▸ **WORK TO BE COMPLETED**
Your task is to quote, unchanged, only the lines from the one with "Emit a web page" through the one with "const yTicks = [0,10,20,30,40,50,60,70];", both ends included.

(Dataset items)
════════════════════

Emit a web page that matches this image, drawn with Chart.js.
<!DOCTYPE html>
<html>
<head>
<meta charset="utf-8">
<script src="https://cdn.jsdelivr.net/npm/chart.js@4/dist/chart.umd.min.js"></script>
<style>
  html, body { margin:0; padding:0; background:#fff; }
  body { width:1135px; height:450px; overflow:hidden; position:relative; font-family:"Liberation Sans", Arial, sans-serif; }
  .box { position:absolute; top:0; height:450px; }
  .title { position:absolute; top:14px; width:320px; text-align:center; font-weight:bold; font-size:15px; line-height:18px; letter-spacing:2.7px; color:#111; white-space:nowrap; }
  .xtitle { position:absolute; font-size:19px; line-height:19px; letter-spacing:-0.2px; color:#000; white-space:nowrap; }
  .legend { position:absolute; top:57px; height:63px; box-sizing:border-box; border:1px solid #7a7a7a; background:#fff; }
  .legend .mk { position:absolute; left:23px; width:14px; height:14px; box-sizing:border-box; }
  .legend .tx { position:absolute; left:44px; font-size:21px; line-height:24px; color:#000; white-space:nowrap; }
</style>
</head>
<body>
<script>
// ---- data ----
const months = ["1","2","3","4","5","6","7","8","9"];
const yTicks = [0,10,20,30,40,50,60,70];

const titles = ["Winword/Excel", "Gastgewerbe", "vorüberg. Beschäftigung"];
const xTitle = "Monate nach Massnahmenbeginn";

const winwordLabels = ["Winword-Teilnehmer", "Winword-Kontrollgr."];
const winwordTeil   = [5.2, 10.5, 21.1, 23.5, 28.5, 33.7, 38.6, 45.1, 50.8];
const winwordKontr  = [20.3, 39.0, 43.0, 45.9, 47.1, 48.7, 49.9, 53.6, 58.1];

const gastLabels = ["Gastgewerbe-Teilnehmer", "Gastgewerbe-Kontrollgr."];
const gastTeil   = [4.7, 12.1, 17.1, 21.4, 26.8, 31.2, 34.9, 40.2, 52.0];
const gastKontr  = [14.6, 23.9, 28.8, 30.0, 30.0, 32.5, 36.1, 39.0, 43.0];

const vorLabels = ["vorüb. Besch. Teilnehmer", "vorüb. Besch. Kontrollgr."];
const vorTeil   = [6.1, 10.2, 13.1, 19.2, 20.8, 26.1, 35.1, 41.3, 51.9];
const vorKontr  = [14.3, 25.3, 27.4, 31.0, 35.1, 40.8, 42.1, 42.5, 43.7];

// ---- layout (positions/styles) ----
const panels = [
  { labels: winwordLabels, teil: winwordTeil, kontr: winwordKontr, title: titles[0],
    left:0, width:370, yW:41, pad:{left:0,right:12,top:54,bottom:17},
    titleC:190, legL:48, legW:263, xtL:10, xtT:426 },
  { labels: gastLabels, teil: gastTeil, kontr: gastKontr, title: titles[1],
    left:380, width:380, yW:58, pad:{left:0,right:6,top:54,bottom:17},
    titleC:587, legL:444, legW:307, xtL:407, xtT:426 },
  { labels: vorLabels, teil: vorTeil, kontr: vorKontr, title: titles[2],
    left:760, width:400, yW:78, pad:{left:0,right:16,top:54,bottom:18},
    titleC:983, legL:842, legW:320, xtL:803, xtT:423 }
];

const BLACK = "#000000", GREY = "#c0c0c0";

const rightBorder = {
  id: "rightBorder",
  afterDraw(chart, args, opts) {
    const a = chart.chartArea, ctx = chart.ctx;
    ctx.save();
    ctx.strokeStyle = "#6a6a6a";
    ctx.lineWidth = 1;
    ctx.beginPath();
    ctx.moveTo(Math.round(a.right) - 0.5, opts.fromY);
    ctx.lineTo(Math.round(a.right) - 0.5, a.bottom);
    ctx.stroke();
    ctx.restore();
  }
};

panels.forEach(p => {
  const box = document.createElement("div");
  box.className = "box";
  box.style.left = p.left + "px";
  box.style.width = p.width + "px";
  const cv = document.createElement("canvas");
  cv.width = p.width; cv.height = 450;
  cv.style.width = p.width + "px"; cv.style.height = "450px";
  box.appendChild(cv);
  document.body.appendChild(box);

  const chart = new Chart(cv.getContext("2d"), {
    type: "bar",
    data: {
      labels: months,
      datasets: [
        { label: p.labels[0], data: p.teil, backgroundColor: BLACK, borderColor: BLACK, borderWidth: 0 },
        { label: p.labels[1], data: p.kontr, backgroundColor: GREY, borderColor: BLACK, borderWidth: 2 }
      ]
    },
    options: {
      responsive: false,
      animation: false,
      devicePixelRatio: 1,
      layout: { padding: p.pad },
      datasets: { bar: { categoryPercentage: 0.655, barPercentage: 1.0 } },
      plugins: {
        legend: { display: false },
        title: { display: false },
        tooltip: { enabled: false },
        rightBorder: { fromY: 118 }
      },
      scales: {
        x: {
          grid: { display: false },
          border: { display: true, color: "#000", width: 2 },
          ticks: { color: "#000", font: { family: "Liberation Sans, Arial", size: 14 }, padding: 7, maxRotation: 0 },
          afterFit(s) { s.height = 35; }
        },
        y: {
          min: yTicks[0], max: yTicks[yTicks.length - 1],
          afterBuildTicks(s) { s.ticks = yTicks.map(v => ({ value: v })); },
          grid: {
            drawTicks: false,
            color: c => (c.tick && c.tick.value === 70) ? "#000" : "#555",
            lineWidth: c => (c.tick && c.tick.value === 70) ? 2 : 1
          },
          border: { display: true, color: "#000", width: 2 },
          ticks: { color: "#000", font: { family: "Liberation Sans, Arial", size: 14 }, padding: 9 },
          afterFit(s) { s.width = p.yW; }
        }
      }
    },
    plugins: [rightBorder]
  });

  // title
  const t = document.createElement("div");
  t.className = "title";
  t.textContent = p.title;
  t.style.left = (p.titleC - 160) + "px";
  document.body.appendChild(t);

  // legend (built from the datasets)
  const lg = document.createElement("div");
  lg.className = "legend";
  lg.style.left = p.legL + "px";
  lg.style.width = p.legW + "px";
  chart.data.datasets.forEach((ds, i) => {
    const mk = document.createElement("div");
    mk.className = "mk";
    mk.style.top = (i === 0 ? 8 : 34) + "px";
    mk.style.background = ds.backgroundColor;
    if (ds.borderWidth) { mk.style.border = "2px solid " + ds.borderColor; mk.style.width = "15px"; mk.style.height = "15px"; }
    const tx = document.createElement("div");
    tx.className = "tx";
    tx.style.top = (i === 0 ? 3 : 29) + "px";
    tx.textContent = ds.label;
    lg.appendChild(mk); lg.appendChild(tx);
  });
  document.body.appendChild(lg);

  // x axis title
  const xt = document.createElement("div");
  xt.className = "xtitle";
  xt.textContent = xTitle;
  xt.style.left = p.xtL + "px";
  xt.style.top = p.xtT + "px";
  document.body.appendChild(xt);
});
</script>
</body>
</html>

════════════════════

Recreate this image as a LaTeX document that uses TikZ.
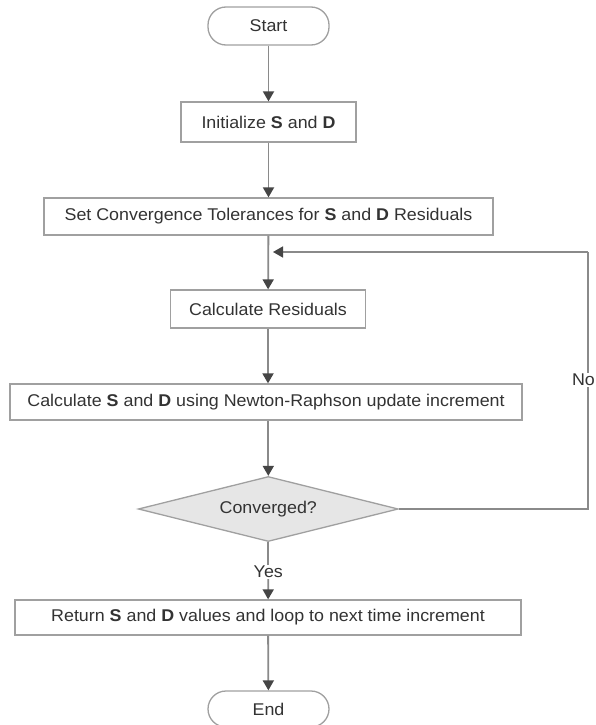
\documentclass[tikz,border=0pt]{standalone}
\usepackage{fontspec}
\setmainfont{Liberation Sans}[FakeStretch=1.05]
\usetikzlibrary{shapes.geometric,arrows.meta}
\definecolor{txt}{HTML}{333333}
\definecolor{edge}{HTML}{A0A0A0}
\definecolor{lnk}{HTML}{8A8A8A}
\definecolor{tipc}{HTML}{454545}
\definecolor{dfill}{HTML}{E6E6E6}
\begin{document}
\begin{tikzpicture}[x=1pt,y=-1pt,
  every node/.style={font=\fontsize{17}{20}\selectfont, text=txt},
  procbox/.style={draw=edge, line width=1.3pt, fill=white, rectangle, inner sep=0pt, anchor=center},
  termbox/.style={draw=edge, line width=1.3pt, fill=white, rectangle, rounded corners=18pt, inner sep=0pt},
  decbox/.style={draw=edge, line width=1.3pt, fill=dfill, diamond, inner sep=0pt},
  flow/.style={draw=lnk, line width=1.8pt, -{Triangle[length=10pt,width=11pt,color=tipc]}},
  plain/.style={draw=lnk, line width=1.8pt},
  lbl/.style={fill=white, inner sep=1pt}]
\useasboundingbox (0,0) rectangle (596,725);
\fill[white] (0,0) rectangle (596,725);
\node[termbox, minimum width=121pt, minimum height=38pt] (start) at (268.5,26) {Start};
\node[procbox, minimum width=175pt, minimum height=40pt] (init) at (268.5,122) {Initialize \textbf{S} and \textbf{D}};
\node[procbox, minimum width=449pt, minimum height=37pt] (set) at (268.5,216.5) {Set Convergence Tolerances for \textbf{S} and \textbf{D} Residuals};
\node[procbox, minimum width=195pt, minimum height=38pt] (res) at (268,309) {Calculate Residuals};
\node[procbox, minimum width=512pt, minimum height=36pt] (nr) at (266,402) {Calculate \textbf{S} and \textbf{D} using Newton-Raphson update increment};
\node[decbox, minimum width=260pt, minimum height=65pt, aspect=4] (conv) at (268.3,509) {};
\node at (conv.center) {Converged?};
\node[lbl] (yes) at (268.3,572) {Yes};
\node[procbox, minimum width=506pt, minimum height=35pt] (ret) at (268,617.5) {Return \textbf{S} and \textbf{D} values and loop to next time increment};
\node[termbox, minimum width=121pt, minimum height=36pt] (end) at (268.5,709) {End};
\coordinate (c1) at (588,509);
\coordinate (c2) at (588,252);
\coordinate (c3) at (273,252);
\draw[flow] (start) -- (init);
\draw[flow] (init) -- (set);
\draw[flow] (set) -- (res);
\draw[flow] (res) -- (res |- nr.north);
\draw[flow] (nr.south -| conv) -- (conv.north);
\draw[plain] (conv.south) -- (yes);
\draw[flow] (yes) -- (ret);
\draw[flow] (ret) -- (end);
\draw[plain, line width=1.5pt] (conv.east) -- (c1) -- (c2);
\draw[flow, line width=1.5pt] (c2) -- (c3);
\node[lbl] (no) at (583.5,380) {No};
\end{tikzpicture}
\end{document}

════════════════════

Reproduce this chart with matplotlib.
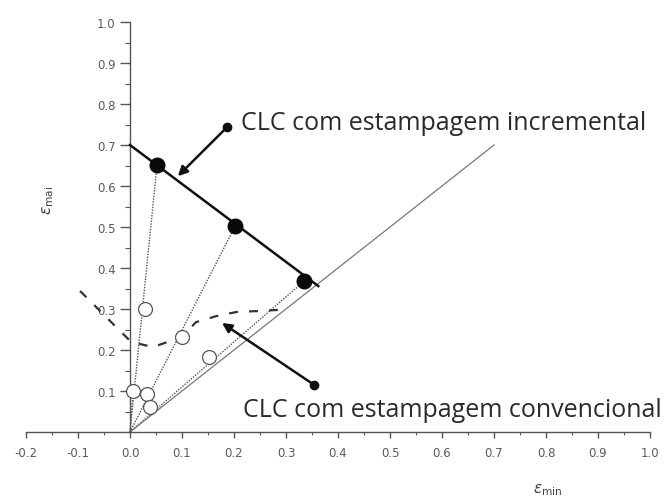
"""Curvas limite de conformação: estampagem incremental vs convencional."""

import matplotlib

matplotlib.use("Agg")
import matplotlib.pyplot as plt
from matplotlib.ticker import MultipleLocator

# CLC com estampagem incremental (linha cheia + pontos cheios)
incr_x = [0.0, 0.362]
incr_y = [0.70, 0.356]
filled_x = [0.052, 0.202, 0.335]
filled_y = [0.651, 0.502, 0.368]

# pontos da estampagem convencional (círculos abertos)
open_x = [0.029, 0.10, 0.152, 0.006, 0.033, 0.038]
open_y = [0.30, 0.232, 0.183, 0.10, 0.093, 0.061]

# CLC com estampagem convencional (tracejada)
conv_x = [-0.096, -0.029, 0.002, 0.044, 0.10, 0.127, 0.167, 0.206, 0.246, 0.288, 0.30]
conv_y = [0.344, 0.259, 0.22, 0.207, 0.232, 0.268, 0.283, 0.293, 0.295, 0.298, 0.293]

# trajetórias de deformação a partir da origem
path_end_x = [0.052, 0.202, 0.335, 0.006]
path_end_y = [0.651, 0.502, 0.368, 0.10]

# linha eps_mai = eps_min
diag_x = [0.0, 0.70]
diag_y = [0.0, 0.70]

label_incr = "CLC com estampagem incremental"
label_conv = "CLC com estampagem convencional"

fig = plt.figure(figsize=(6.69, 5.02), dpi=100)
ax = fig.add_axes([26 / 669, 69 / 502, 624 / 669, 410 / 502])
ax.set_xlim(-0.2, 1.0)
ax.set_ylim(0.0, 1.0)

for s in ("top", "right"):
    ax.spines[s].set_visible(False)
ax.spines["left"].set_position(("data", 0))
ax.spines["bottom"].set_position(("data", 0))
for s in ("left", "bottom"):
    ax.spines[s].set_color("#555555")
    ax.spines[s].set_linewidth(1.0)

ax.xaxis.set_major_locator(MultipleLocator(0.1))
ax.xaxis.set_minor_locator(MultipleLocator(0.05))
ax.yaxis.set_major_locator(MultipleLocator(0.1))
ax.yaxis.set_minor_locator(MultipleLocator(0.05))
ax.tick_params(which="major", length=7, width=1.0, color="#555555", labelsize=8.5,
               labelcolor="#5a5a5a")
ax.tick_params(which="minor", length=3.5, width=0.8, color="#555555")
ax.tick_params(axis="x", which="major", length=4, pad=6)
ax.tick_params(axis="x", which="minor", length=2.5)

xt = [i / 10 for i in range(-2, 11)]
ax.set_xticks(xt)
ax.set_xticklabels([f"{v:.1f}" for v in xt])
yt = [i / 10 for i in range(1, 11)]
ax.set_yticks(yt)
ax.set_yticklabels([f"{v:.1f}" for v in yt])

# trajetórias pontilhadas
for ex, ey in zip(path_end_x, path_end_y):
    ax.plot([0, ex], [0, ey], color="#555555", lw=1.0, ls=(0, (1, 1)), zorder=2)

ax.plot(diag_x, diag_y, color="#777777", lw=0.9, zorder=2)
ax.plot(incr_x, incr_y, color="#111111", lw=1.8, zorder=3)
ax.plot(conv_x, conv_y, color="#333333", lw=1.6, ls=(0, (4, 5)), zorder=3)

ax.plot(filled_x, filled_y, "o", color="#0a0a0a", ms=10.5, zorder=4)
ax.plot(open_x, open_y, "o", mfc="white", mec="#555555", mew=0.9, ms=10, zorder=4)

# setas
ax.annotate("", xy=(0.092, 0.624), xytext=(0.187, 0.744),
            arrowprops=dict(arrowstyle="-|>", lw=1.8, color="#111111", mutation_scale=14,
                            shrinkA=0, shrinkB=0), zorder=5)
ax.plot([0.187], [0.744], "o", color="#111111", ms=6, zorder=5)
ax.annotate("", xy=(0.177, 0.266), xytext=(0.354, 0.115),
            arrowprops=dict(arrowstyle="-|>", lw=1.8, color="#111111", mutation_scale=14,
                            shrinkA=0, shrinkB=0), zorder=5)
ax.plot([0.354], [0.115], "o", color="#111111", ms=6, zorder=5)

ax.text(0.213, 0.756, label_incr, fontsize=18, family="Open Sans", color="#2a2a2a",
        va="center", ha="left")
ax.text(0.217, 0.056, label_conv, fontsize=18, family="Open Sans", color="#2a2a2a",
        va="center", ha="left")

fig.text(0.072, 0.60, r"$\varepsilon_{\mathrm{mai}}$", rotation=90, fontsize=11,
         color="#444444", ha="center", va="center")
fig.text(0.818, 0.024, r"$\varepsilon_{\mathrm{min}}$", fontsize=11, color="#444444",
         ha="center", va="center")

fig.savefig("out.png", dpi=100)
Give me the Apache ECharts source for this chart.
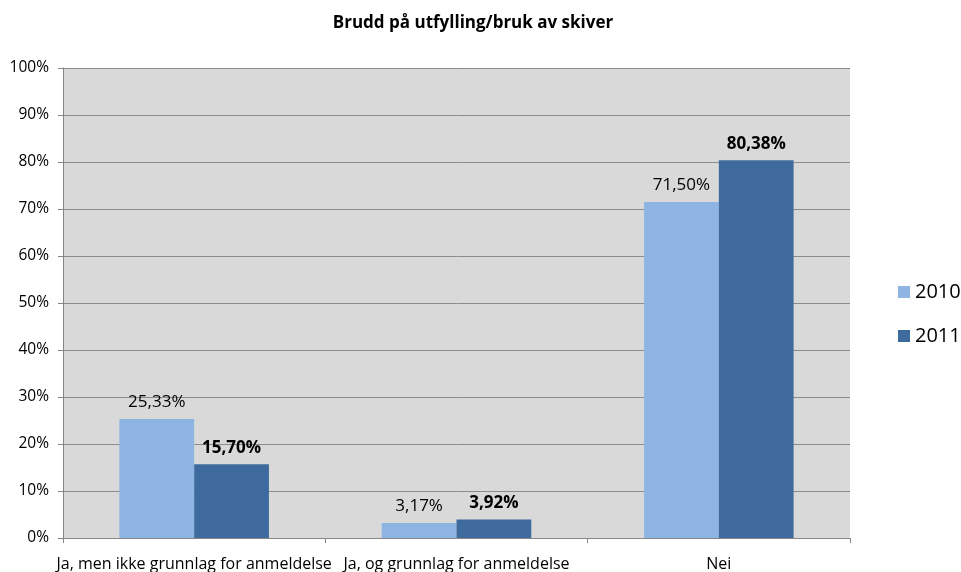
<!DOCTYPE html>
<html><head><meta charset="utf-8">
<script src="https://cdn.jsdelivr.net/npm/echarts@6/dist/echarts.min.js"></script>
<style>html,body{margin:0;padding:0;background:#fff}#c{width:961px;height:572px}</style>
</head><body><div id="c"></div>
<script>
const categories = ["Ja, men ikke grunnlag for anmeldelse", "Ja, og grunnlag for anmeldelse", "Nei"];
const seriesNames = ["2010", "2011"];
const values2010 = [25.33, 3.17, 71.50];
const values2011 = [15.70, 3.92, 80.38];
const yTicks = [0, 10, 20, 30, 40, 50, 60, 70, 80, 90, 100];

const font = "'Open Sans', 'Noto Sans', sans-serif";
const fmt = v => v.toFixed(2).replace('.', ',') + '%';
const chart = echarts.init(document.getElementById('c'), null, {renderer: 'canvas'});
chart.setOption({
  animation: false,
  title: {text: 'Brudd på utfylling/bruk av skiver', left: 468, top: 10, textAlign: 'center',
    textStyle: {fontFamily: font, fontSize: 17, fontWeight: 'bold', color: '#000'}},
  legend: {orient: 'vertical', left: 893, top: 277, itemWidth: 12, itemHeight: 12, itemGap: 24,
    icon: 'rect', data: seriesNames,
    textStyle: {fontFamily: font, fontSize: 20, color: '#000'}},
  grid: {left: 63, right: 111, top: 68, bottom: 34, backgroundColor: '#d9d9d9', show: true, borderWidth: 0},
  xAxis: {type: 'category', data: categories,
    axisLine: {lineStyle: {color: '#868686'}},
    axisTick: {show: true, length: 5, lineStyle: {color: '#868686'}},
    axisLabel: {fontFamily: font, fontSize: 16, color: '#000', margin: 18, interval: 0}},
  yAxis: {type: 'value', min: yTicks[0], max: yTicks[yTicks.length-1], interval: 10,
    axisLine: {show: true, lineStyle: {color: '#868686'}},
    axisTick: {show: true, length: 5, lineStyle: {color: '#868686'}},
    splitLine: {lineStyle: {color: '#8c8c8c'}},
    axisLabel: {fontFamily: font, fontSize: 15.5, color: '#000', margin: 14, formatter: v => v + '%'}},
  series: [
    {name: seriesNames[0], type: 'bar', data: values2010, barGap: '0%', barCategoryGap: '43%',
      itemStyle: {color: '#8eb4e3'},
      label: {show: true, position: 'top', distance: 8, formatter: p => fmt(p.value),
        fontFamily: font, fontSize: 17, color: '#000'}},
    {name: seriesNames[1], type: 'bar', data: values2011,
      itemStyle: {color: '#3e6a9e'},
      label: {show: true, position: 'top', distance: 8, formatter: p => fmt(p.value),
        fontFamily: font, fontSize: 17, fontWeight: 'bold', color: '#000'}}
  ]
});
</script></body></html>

════════════════════

▸ **RESPONSE**
Emit a web page that matches this image, drawn with Chart.js.
<!DOCTYPE html>
<html>
<head>
<meta charset="utf-8">
<script src="https://cdn.jsdelivr.net/npm/chart.js@4/dist/chart.umd.min.js"></script>
<style>
  html, body { margin:0; padding:0; background:#fff; }
  body { width:1135px; height:450px; overflow:hidden; position:relative; font-family:"Liberation Sans", Arial, sans-serif; }
  .box { position:absolute; top:0; height:450px; }
  .title { position:absolute; top:14px; width:320px; text-align:center; font-weight:bold; font-size:15px; line-height:18px; letter-spacing:2.7px; color:#111; white-space:nowrap; }
  .xtitle { position:absolute; font-size:19px; line-height:19px; letter-spacing:-0.2px; color:#000; white-space:nowrap; }
  .legend { position:absolute; top:57px; height:63px; box-sizing:border-box; border:1px solid #7a7a7a; background:#fff; }
  .legend .mk { position:absolute; left:23px; width:14px; height:14px; box-sizing:border-box; }
  .legend .tx { position:absolute; left:44px; font-size:21px; line-height:24px; color:#000; white-space:nowrap; }
</style>
</head>
<body>
<script>
// ---- data ----
const months = ["1","2","3","4","5","6","7","8","9"];
const yTicks = [0,10,20,30,40,50,60,70];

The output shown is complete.